Arizona’s apprenticeship assets are real and growing. Its 14 Career and Technical Education Districts, known as CTEDs, are a distinctive feature of the state’s education landscape — tax-supported institutions that deliver high-quality, industry-aligned programs to high school students and adults alike, creating natural on-ramps into registered apprenticeship pathways. The state also has legal exemptions for youth labor that allow students under 18 participating in recognized CTE programs to access industries like construction and manufacturing, removing a barrier that previously tripped up many potential apprentices.

The BuildItAZ and Talent Ready AZ initiatives set a clear target: double the number of registered apprentices over the course of three years. That ambition, set in 2023, is matched by the infrastructure that’s already been created and is being built today.
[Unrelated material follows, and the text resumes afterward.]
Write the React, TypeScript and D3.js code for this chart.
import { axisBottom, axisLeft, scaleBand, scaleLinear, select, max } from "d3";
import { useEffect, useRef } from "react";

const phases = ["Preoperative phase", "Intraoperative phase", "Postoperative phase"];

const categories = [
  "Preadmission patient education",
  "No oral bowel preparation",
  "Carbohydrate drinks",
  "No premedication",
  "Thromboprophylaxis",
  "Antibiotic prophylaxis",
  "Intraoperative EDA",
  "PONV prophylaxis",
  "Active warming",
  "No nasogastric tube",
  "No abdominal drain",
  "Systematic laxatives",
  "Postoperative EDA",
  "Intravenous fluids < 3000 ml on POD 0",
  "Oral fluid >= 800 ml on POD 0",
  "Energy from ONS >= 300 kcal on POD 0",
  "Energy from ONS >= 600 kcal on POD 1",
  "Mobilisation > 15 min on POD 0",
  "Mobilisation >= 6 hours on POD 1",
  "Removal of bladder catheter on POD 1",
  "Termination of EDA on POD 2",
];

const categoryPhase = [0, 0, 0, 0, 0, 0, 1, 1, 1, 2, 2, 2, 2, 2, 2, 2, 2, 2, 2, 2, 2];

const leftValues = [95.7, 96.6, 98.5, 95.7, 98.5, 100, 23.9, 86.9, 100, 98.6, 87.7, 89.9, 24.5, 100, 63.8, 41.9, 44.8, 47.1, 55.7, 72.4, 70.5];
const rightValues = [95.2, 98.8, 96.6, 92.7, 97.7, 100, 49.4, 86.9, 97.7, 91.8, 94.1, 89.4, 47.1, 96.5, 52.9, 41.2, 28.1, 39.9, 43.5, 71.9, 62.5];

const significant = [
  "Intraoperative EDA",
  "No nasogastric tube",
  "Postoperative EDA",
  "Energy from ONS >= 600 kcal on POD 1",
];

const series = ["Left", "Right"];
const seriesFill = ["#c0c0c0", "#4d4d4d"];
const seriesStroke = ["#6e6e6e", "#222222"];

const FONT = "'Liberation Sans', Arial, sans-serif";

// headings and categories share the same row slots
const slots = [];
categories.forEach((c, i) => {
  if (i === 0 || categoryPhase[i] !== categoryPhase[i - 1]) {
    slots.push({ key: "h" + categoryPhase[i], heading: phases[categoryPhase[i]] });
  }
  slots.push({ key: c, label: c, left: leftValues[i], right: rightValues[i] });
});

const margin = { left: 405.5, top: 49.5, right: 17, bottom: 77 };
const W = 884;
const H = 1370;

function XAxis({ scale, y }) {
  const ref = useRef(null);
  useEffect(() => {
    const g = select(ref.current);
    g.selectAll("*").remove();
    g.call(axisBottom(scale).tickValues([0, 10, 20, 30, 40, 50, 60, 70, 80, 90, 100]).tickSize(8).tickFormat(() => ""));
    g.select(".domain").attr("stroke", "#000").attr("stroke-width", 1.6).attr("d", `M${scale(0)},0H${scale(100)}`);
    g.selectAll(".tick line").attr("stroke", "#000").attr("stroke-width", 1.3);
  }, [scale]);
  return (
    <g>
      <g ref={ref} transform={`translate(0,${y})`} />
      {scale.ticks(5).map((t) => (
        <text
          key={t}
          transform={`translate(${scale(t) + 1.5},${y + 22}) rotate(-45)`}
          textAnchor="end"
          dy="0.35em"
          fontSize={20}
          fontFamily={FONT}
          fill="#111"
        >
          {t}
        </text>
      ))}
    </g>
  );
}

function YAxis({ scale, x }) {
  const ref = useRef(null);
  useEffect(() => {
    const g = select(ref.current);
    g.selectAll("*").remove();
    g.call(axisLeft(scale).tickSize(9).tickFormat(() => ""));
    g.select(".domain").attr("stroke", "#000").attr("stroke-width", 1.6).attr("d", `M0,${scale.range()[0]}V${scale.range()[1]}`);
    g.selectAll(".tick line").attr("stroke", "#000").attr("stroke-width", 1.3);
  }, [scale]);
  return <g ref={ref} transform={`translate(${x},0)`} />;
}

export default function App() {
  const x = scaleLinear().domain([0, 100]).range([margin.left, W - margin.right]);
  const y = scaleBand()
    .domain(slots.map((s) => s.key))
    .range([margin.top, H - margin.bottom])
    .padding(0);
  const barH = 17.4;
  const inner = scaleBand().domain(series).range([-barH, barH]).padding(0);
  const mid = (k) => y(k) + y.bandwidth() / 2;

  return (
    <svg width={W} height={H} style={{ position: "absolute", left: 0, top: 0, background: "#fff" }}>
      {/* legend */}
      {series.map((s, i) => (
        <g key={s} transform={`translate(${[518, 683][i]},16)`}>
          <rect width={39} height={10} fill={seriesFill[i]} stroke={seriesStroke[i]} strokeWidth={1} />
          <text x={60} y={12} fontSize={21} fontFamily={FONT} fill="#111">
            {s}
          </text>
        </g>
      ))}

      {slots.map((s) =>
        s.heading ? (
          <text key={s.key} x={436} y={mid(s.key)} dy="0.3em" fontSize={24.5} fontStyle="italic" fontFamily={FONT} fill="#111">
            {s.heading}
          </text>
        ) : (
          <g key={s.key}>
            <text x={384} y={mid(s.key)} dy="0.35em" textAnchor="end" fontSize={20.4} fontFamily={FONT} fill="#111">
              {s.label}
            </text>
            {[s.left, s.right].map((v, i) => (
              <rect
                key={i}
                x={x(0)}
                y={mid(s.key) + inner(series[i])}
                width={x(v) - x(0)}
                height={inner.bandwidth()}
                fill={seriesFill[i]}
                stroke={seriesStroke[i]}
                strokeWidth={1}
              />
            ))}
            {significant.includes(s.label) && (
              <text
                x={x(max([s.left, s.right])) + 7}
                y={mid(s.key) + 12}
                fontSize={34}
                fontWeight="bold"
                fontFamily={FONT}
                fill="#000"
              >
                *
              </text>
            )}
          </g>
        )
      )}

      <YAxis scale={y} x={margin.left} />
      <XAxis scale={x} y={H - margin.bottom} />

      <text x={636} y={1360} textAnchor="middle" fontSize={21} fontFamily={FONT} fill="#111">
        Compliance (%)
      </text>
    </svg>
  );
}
For example, three county workforce boards recently formed a regional collaboration to share a single employer database — a practical innovation that prevents redundant outreach and protects employer relationships from “engagement fatigue.” The Arizona Department of Education took the step of serving as the educational sponsor for the first cohort of Educator Apprenticeships, modeling the kind of system-level commitment that makes programs sustainable beyond any single grant cycle.
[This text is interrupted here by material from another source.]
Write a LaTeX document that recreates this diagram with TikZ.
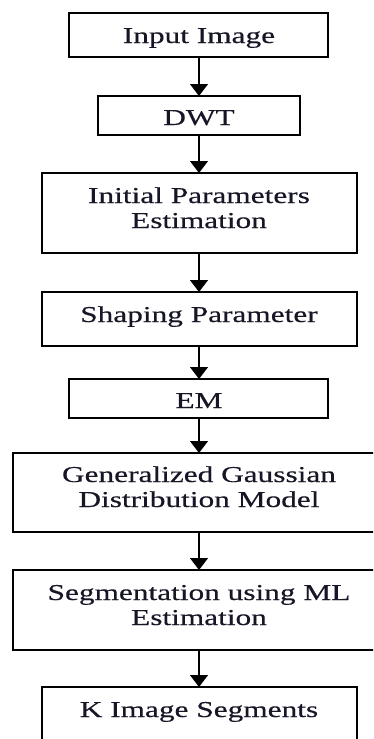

And Center for the Future of Arizona (CFA), a nonpartisan nonprofit, is leading the Apprenticeship America work — giving the initiative the kind of durable, cross-sector credibility that is necessary for long-term success. Arizona is on track to meet its goal of doubling apprenticeships this year and will use its participation in Apprenticeship America to further accelerate its growth rate.

Semiconductors, Cybersecurity, and What Comes Next

Arizona’s priority sectors for expansion — healthcare, advanced manufacturing, skilled trades, and technology and cybersecurity — reflect the state’s economic identity and its ambitions. The semiconductor sector is particularly significant. Arizona has positioned itself as a national leader in microelectronics manufacturing, and the registered apprenticeship for semiconductor technicians is a direct response to the talent demands that growth creates. Building pre-apprenticeship pathways into that sector now means that the students entering high school today are on a path to the apprenticeships and careers that will define Arizona’s economy for the next generation.

Cybersecurity, where Arizona already has a first-mover advantage, continues to grow as a pathway — and represents a model for how the state approaches apprenticeship more broadly: identify high-demand, high-skill occupations, build the credential infrastructure, and open the door to youth before the workforce gap becomes a crisis.

“As we continue to create sustainable pipelines of skilled and capable workforce of tomorrow, Arizona is proud to partner with other states and the Future Ready Apprenticeship Center to strengthen the consistency and uphold the quality and integrity of Registered Apprenticeships nationwide,” said Joann Bueno, State Apprenticeship Program Director at the Arizona Apprenticeship Office, Department of Economic Security. “When Registered Apprenticeships are done right, all are launched forward.”

What’s Next

As part of the Apprenticeship America cohort, Arizona will work to build a shared statewide roadmap — a centralized platform where students can explore apprenticeship opportunities and employers can identify qualified candidates — bringing coherence and visibility to a system that is already producing strong results. The state will also expand family and youth engagement through multi-generational workshops designed to establish apprenticeship as a genuine, valued postsecondary option alongside the traditional college path. Additionally, Arizona seeks to standardize administrative process across school districts, employers and higher education partners, simplifying the path to apprenticeship for all parties. 

Arizona has already proven it can pioneer. Now it’s building the system that makes those pioneering programs permanent.